If a gap of that width weren't to matter, they'd have to love each other very much. So either he's failing by adding an unneccessary dimension to their relationship, or he's not able to write about love capably.
How old is Hiaasen anyway?
Good question. According to Wikipedia, Hiaasen is 54.
Given the fact that the entire plot takes place in about 2 weeks, I'm thinking Hiaasen was counting on the romantic implications of Mick saving Joey as reason enough for the characters to fall in love, rather than showing meaningful moments between them.
a) I've seen this book on the shelves so many times, but never picked it up because the title annoyed me (as do many things). I will fo-sho read it now.

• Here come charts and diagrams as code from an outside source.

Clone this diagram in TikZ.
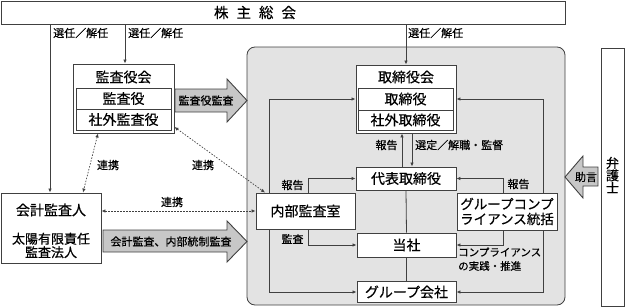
\documentclass[tikz,border=0pt]{standalone}
\usepackage{fontspec}
\setmainfont{Noto Sans CJK JP}[FakeBold=0.5]
\usetikzlibrary{arrows.meta}
\begin{document}
\begin{tikzpicture}[x=1pt,y=-1pt,
  box/.style={draw=black!75, line width=0.9pt, fill=white, inner sep=0pt},
  ln/.style={draw=black!75, line width=0.8pt},
  arr/.style={ln, -{Latex[length=4pt,width=3.5pt]}},
  dotc/.style={draw=black!75, line width=0.7pt, dash pattern=on 1.5pt off 1.5pt, {Latex[length=4pt,width=3.5pt]}-{Latex[length=4pt,width=3.5pt]}},
  big/.style={font=\fontsize{14}{16}\selectfont},
  mid/.style={font=\fontsize{13}{14}\selectfont},
  lab/.style={font=\fontsize{11}{12}\selectfont, inner sep=0pt},
  fat/.style={draw=black!75, line width=0.9pt, fill=black!22},
]
\useasboundingbox (0,0) rectangle (625,308);

% shaded region
\draw[black!75, line width=0.8pt, fill=black!11, rounded corners=8pt] (247,47) rectangle (565,305);

% top box
\node[box, minimum width=564pt, minimum height=23pt] (kabu) at (283,12.5) {};
\node[font=\fontsize{14.5}{16}\selectfont, inner sep=0pt] (kabut) at (255,12.5) {株\hspace{8pt}主\hspace{8pt}総\hspace{8pt}会};

% kansayakukai
\node[box, minimum width=101pt, minimum height=69pt] (kansa) at (123.5,98.5) {};
\node[big, inner sep=0pt] (kansat) at (123.5,77) {監査役会};
\node[box, big, minimum width=95pt, minimum height=21pt] (kansa1) at (123.5,98.5) {監査役};
\node[box, big, minimum width=95pt, minimum height=21pt] (kansa2) at (123.5,119.5) {社外監査役};

% torishimariyakukai
\node[box, minimum width=100pt, minimum height=68pt] (tori) at (406,99) {};
\node[big, inner sep=0pt] (torit) at (406,77) {取締役会};
\node[box, big, minimum width=95pt, minimum height=22pt] (tori1) at (405.5,99) {取締役};
\node[box, big, minimum width=95pt, minimum height=20pt] (tori2) at (405.5,120) {社外取締役};

% others
\node[box, big, minimum width=100pt, minimum height=23pt] (daihyo) at (406,178.5) {代表取締役};
\node[box, big, minimum width=99pt, minimum height=24pt] (tosha) at (406.5,245) {当社};
\node[box, big, minimum width=99pt, minimum height=21pt] (group) at (406.5,292) {グループ会社};
\node[box, big, minimum width=99pt, minimum height=36pt] (naibu) at (305.5,211) {内部監査室};
\node[box, align=center, font=\fontsize{13.5}{15}\selectfont, minimum width=100pt, minimum height=37pt] (gcomp) at (507,211.5) {グループコンプ\\ライアンス統括};
\node[box, minimum width=100pt, minimum height=70pt] (kaikei) at (51,228) {};
\node[big, inner sep=0pt] (kaikeit) at (51,210) {会計監査人};
\node[mid, inner sep=0pt, align=center, font=\fontsize{13}{13.5}\selectfont] (taiyo) at (51,245.5) {太陽有限責任\\監査法人};
\node[box, minimum width=23pt, minimum height=258pt] (bengo) at (612.5,177) {};
\node[inner sep=0pt, align=center, font=\fontsize{13}{12.5}\selectfont] (bengot) at (612.5,175) {弁\\護\\士};

% x positions for connectors
\coordinate (x50) at (50,0);
\coordinate (x125) at (125,0);
\coordinate (nL) at (269,0);
\coordinate (gR) at (543,0);
\coordinate (rp) at (402,0);
\coordinate (sd) at (412,0);
\coordinate (nm) at (308,0);
\coordinate (gm) at (503,0);
\coordinate (d1a) at (98,0);
\coordinate (d1b) at (83,0);
\coordinate (d2a) at (0,127);
\coordinate (d2b) at (265,0);

% election lines
\draw[arr] (kabu.south -| x50) -- (kaikei.north -| x50);
\draw[arr] (kabu.south -| x125) -- (kansa.north -| x125);
\draw[arr] (kabu.south -| tori.north) -- (tori.north);
\node[lab, anchor=west] (s1) at (53,33) {選任／解任};
\node[lab, anchor=west] (s2) at (128,33) {選任／解任};
\node[lab, anchor=west] (s3) at (408,33) {選任／解任};

% internal connectors
\draw[arr] (naibu.north -| nL) |- (tori.west |- tori1);
\draw[arr] (naibu.south -| nL) |- (group.west);
\draw[arr] (gcomp.north -| gR) |- (tori.east |- tori1);
\draw[arr] (gcomp.south -| gR) |- (group.east);
\draw[arr] (daihyo.north -| rp) -- (tori.south -| rp);
\draw[arr] (tori.south -| sd) -- (daihyo.north -| sd);
\draw[ln] (daihyo.south) -- (tosha.north);
\draw[ln] (tosha.south) -- (group.north);
\draw[arr] (naibu.north -| nm) |- (daihyo.west);
\draw[arr] (naibu.south -| nm) |- (tosha.west);
\draw[arr] (gcomp.north -| gm) |- (daihyo.east);
\draw[arr] (gcomp.south -| gm) |- (tosha.east);

\node[lab] (r1) at (386.5,145) {報告};
\node[lab, anchor=west] (r2) at (415,145) {選定／解職・監督};
\node[lab] (r3) at (518.5,184) {報告};
\node[lab] (r4) at (292.5,185) {報告};
\node[lab] (r5) at (292.5,239) {監査};
\node[lab, anchor=west, font=\fontsize{10.5}{12}\selectfont] (r6) at (458,252) {コンプライアンス};
\node[lab, anchor=west, font=\fontsize{10.5}{12}\selectfont] (r7) at (458,266) {の実践・推進};

% dotted cooperation
\draw[dotc] (kansa.south -| d1a) -- (kaikei.north -| d1b);
\draw[dotc] (kansa.east |- d2a) -- (naibu.north -| d2b);
\draw[dotc] (kaikei.east |- naibu.west) -- (naibu.west);
\node[lab] (c1) at (108,165) {連携};
\node[lab] (c2) at (203,165) {連携};
\node[lab] (c3) at (172,202) {連携};

% fat arrows
\draw[fat] (175,89) -- (227,89) -- (227,79) -- (247,100.5) -- (227,122) -- (227,112) -- (175,112) -- cycle;
\node[lab] (f1) at (206,100.5) {監査役監査};
\draw[fat] (103,230) -- (227,230) -- (227,221) -- (247,241.5) -- (227,262) -- (227,252) -- (103,252) -- cycle;
\node[lab] (f2) at (171,241.5) {会計監査、内部統制監査};
\draw[fat] (598,167) -- (583,167) -- (583,156) -- (565,177) -- (583,198) -- (583,186) -- (598,186) -- cycle;
\node[lab] (f3) at (586,177) {助言};
\end{tikzpicture}
\end{document}
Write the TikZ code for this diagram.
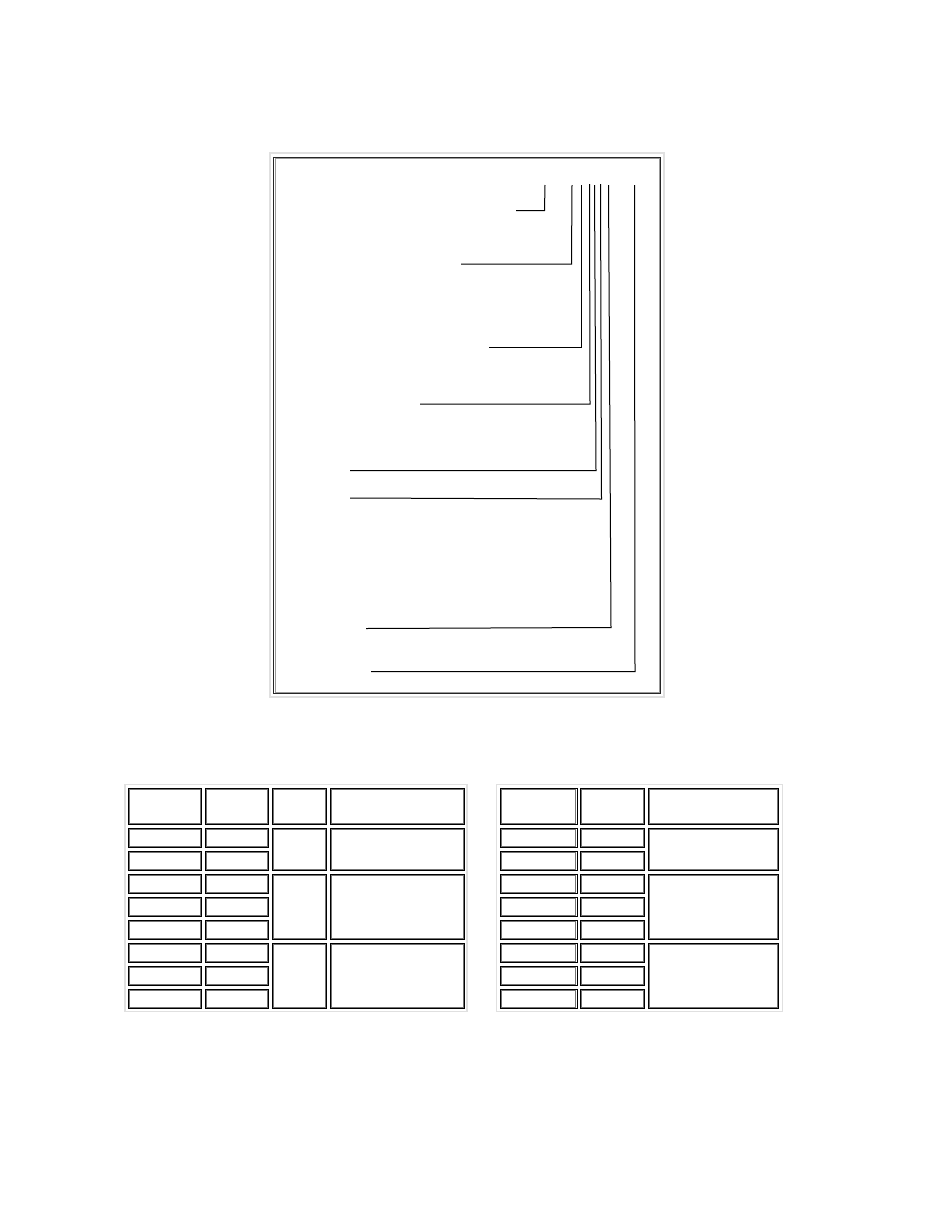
\documentclass[tikz,border=0pt]{standalone}
\tikzset{
  lead/.style={draw=black,line width=1pt},
  cellA/.style={draw=black,line width=1pt},
  cellB/.style={draw=black!55,line width=0.9pt},
  tblout/.style={draw=black!12,line width=1.5pt},
  frameA/.style={draw=black!85,line width=1pt},
  frameB/.style={draw=black!40,line width=0.7pt}
}
\newcommand\cellbox[4]{%
  \draw[cellA] (#1,#2) rectangle (#3,#4);
  \draw[cellB] (#1+1.1,#2+1.1) rectangle (#3-1.1,#4-1.1);}
\begin{document}
\begin{tikzpicture}[x=1pt,y=-1pt]
\useasboundingbox[fill=white] (0,0) rectangle (935,1210);
% top frame
\draw[tblout] (270,153) rectangle (664,697);
\draw[frameA] (273.7,157.3) rectangle (660.5,693.5);
\draw[frameB] (274.9,158.5) rectangle (659.3,692.3);
% leader lines
\coordinate (t1) at (545,185);   \coordinate (c1) at (544.5,210.5); \coordinate (e1) at (516,210.5);
\coordinate (t2) at (572,185);   \coordinate (c2) at (571.5,264);   \coordinate (e2) at (461,264);
\coordinate (t3) at (581,185);   \coordinate (c3) at (581,347.5);   \coordinate (e3) at (489,347.5);
\coordinate (t4) at (589.5,184); \coordinate (c4) at (590,404);     \coordinate (e4) at (420,404);
\coordinate (t5) at (594.5,185); \coordinate (c5) at (596,470.5);   \coordinate (e5) at (350,470.5);
\coordinate (t6) at (600.5,184); \coordinate (c6) at (601.5,499);   \coordinate (e6) at (350,498);
\coordinate (t7) at (608.5,185); \coordinate (c7) at (611,627.5);   \coordinate (e7) at (366,628.5);
\coordinate (t8) at (634.5,185); \coordinate (c8) at (635,671.5);   \coordinate (e8) at (371,671.5);
\foreach \i in {1,...,8} {\draw[lead] (t\i) -- (c\i) -- (e\i);}
% left table
\draw[tblout] (125,784.5) rectangle (467,1011.5);
\cellbox{128.3}{788.3}{201.7}{824.3}
\cellbox{205.3}{788.3}{268.3}{824.3}
\cellbox{272.3}{788.3}{326.3}{824.3}
\cellbox{330.3}{788.3}{464.3}{824.3}
\foreach \i in {0,...,7} {
  \pgfmathsetmacro\ta{828.5+23*\i}
  \pgfmathsetmacro\tb{\ta+19}
  \cellbox{128.3}{\ta}{201.7}{\tb}
  \cellbox{205.3}{\ta}{268.3}{\tb}
}
\cellbox{272.3}{828.5}{326.3}{870.5}
\cellbox{330.3}{828.5}{464.3}{870.5}
\cellbox{272.3}{874.5}{326.3}{939.5}
\cellbox{330.3}{874.5}{464.3}{939.5}
\cellbox{272.3}{943.5}{326.3}{1008.5}
\cellbox{330.3}{943.5}{464.3}{1008.5}
% right table
\draw[tblout] (496.7,784.5) rectangle (782.3,1011.5);
\cellbox{500}{788.3}{577}{824.3}
\cellbox{580.7}{788.3}{644.3}{824.3}
\cellbox{648.3}{788.3}{778.7}{824.3}
\foreach \i in {0,...,7} {
  \pgfmathsetmacro\ta{828.5+23*\i}
  \pgfmathsetmacro\tb{\ta+19}
  \cellbox{500}{\ta}{577}{\tb}
  \cellbox{580.7}{\ta}{644.3}{\tb}
}
\cellbox{648.3}{828.5}{778.7}{870.5}
\cellbox{648.3}{874.5}{778.7}{939.5}
\cellbox{648.3}{943.5}{778.7}{1008.5}
\end{tikzpicture}
\end{document}
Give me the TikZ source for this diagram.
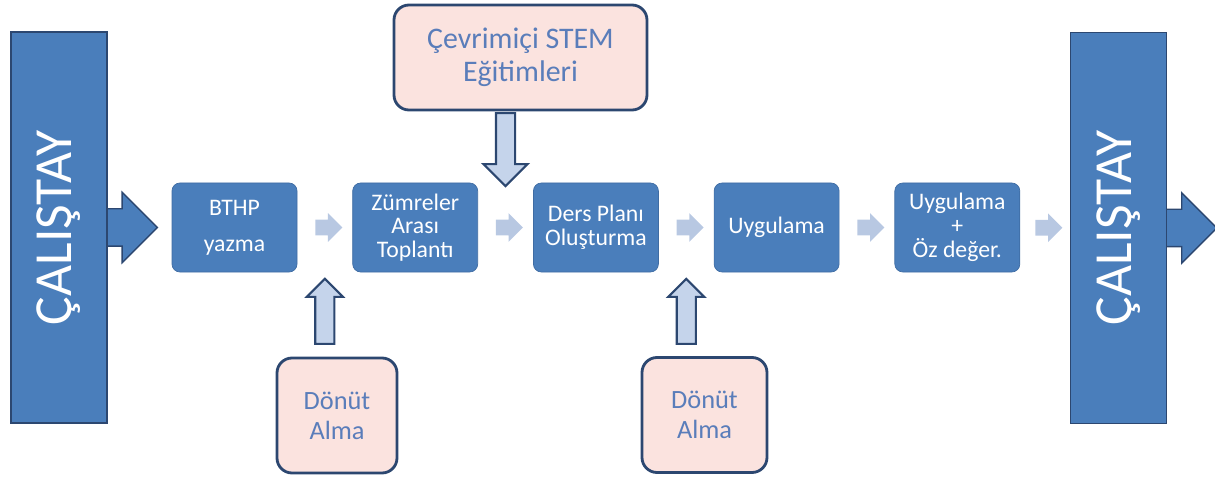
\documentclass[tikz,border=0pt]{standalone}
\usepackage{fontspec}
\setmainfont{Carlito}
\usetikzlibrary{shapes.arrows, positioning, calc, backgrounds}
\definecolor{boxblue}{HTML}{4A7EBB}
\definecolor{boxline}{HTML}{3F6CA3}
\definecolor{darkline}{HTML}{2C4770}
\definecolor{pinkfill}{HTML}{FBE3DF}
\definecolor{pinktext}{HTML}{5A7DBA}
\definecolor{paleblue}{HTML}{B8C8E2}
\definecolor{arrowfill}{HTML}{C5D4EB}

\begin{document}
\begin{tikzpicture}[node distance=1.1cm]

    % Define styles for the nodes
    \tikzstyle{bigbar} = [
        rectangle, fill=boxblue, draw=darkline, line width=0.8pt,
        minimum width=1.92cm, minimum height=7.82cm, text=white,
        font=\fontsize{30.5}{34}\selectfont
    ]
    \tikzstyle{stage} = [
        rectangle, rounded corners=0.16cm, fill=boxblue, draw=boxline,
        text=white, align=center, minimum width=2.5cm, minimum height=1.78cm,
        font=\fontsize{13.5}{13.5}\selectfont
    ]
    \tikzstyle{support} = [
        rectangle, rounded corners=0.3cm, fill=pinkfill, draw=darkline,
        line width=1.6pt, text=pinktext, align=center,
        font=\fontsize{15}{17}\selectfont
    ]
    \tikzstyle{flow} = [
        single arrow, fill=paleblue, inner xsep=0pt, inner ysep=0.15cm,
        minimum height=0.54cm, single arrow head extend=0.13cm
    ]
    \tikzstyle{feed} = [
        single arrow, fill=arrowfill, draw=darkline, line width=1.2pt,
        inner xsep=0pt, inner ysep=0.17cm, minimum height=1.3cm,
        single arrow head extend=0.17cm
    ]
    \tikzstyle{outflow} = [
        single arrow, fill=boxblue, draw=darkline, line width=0.8pt,
        inner xsep=0pt, inner ysep=0.36cm, minimum height=1.18cm,
        single arrow head extend=0.33cm
    ]

    \useasboundingbox (0,0) rectangle (24.3,9.52);

    % Nodes
    \node (calisL) [bigbar] at (1.18,4.97) {\rotatebox{90}{ÇALIŞTAY}};
    \node (bthp) [stage] at (4.69,4.97) {BTHP\\[7pt]yazma};
    \node (zumre) [stage, right=of bthp] {Zümreler\\Arası\\Toplantı};
    \node (ders) [stage, right=of zumre] {Ders Planı\\Oluşturma};
    \node (uyg) [stage, right=of ders] {Uygulama};
    \node (ozdeger) [stage, right=of uyg] {Uygulama\\+\\Öz değer.};
    \node (calisR) [bigbar] at (22.37,4.96) {\rotatebox{90}{ÇALIŞTAY}};

    \node (stem) [support, minimum width=5.06cm, minimum height=2.1cm,
        font=\fontsize{17}{19}\selectfont]
        at (10.41,8.37) {Çevrimiçi STEM\\Eğitimleri};
    \node (donut1) [support, minimum width=2.4cm, minimum height=2.3cm]
        at (6.74,1.21) {Dönüt\\Alma};
    \node (donut2) [support, minimum width=2.5cm, minimum height=2.3cm]
        at (14.09,1.22) {Dönüt\\Alma};

    % Arrows
    \begin{scope}[on background layer]
        \node [outflow, anchor=tail] at ($(calisL.east)+(-0.2,0)$) {};
        \node [outflow, anchor=tail] at ($(calisR.east)+(-0.2,0)$) {};
    \end{scope}
    \node [flow] at ($(bthp.east)!0.5!(zumre.west)$) {};
    \node [flow] at ($(zumre.east)!0.5!(ders.west)$) {};
    \node [flow] at ($(ders.east)!0.5!(uyg.west)$) {};
    \node [flow] at ($(uyg.east)!0.5!(ozdeger.west)$) {};
    \node [flow] at ($(ozdeger.east)!0.5!(calisR.west)$) {};

    \node [feed, rotate=-90, anchor=tip, minimum height=1.46cm,
        single arrow head extend=0.25cm]
        at ($(zumre.north east)!0.5!(ders.north west)+(0,-0.1)$) {};
    \node [feed, rotate=90, anchor=tip]
        at ($(bthp.south east)!0.5!(zumre.south west)+(0,-0.1)$) {};
    \node [feed, rotate=90, anchor=tip]
        at ($(ders.south east)!0.5!(uyg.south west)+(0,-0.1)$) {};

\end{tikzpicture}
\end{document}
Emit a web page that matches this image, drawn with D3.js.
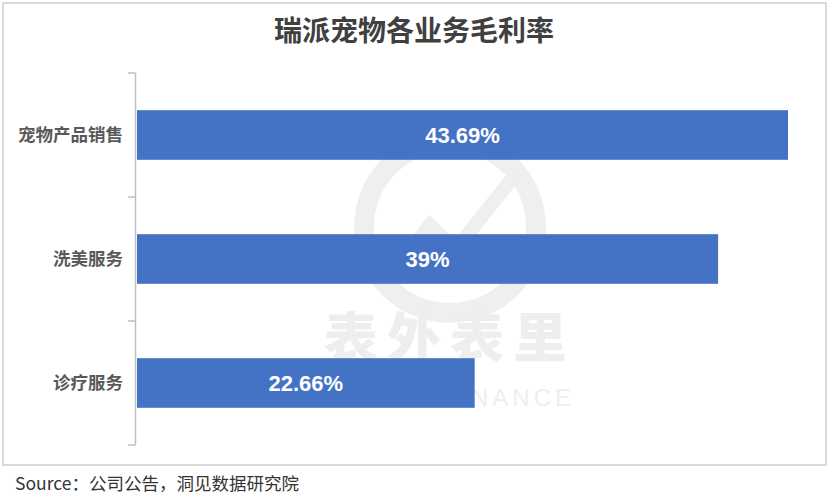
<!DOCTYPE html>
<html><head><meta charset="utf-8">
<script src="https://cdn.jsdelivr.net/npm/d3@7"></script>
<style>body{margin:0;background:#fff}svg{display:block}</style>
</head><body>
<script>
const categories = ["宠物产品销售", "洗美服务", "诊疗服务"];
const values = [43.69, 39, 22.66];
const valueLabels = ["43.69%", "39%", "22.66%"];
const title = "瑞派宠物各业务毛利率";
const source = "Source：公司公告，洞见数据研究院";

const W = 829, H = 500;
const svg = d3.select("body").append("svg").attr("width", W).attr("height", H);
const cjk = "'Noto Sans CJK SC','Noto Sans',sans-serif";

svg.append("rect").attr("x", 3).attr("y", 3).attr("width", 823).attr("height", 462)
  .attr("fill", "#fff").attr("stroke", "#d9d9d9").attr("stroke-width", 2);

// watermark
const wm = svg.append("g");
wm.append("circle").attr("cx", 450).attr("cy", 227).attr("r", 86)
  .attr("fill", "none").attr("stroke", "#efefef").attr("stroke-width", 20);
wm.append("path").attr("d", "M395,270 L430,225 L455,250 L515,175")
  .attr("fill", "none").attr("stroke", "#efefef").attr("stroke-width", 14);
wm.append("text").attr("x", 450).attr("y", 358).attr("text-anchor", "middle")
  .attr("font-family", cjk).attr("font-weight", 900).attr("font-size", 54)
  .attr("fill", "#eeeeee").attr("letter-spacing", 9).text("表外表里");
wm.append("text").attr("x", 575).attr("y", 406).attr("text-anchor", "end")
  .attr("font-family", "'Liberation Sans',sans-serif").attr("font-size", 24)
  .attr("fill", "#eeeeee").attr("letter-spacing", 4).text("FINANCE");

svg.append("text").attr("x", 414).attr("y", 41).attr("text-anchor", "middle")
  .attr("font-family", cjk).attr("font-weight", 700).attr("font-size", 28)
  .attr("fill", "#404040").text(title);

const y = d3.scaleBand().domain(categories).range([73, 445])
  .paddingInner(0.6).paddingOuter(0.3);
const x = d3.scaleLinear().domain([0, 45]).range([137, 137 + 45 * (651 / 43.69)]);

// axis with boundary ticks
const ax = svg.append("g").attr("stroke", "#bfbfbf").attr("stroke-width", 1.5);
ax.append("line").attr("x1", 135.5).attr("x2", 135.5).attr("y1", 73).attr("y2", 445);
const bounds = categories.map(c => y(c) - y.step() * y.paddingInner() / 2)
  .concat([y(categories[categories.length - 1]) + y.bandwidth() + y.step() * y.paddingInner() / 2]);
ax.selectAll(".tk").data(bounds).enter().append("line")
  .attr("x1", 128).attr("x2", 135.5).attr("y1", d => d).attr("y2", d => d);

svg.selectAll(".cat").data(categories).enter().append("text")
  .attr("x", 123).attr("y", d => y(d) + y.bandwidth() / 2)
  .attr("dy", "0.35em").attr("text-anchor", "end")
  .attr("font-family", cjk).attr("font-weight", 700).attr("font-size", 17.5)
  .attr("fill", "#595959").text(d => d);

svg.selectAll(".bar").data(values).enter().append("rect")
  .attr("x", x(0)).attr("y", (d, i) => y(categories[i]))
  .attr("width", d => x(d) - x(0)).attr("height", y.bandwidth())
  .attr("fill", "#4472c4");

svg.selectAll(".val").data(values).enter().append("text")
  .attr("x", d => (x(0) + x(d)) / 2).attr("y", (d, i) => y(categories[i]) + y.bandwidth() / 2)
  .attr("dy", "0.35em").attr("text-anchor", "middle")
  .attr("font-family", "'Liberation Sans',Arial,sans-serif").attr("font-weight", 700)
  .attr("font-size", 22).attr("fill", "#fff").text((d, i) => valueLabels[i]);

svg.append("text").attr("x", 15).attr("y", 490)
  .attr("font-family", cjk).attr("font-size", 17.5).attr("fill", "#333")
  .text(source);
</script>
</body></html>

b) quit reading more than me.
c) must ill heart shaped box NOW.
I've read a book by him before. It was also fairly entertaining. And also a "save the evergreen" kind of thing.
Sounds like Hiaasen was looking into starting something up with a younger woman on his own -delving into his own characters with his fantasies. What a sly bastard.
They have to include a sexual link no matter how contrived because men don't believe that men and women can ever really just be friends.
LAME.
The book sounds good!
Yay! Someone else reading my book blog!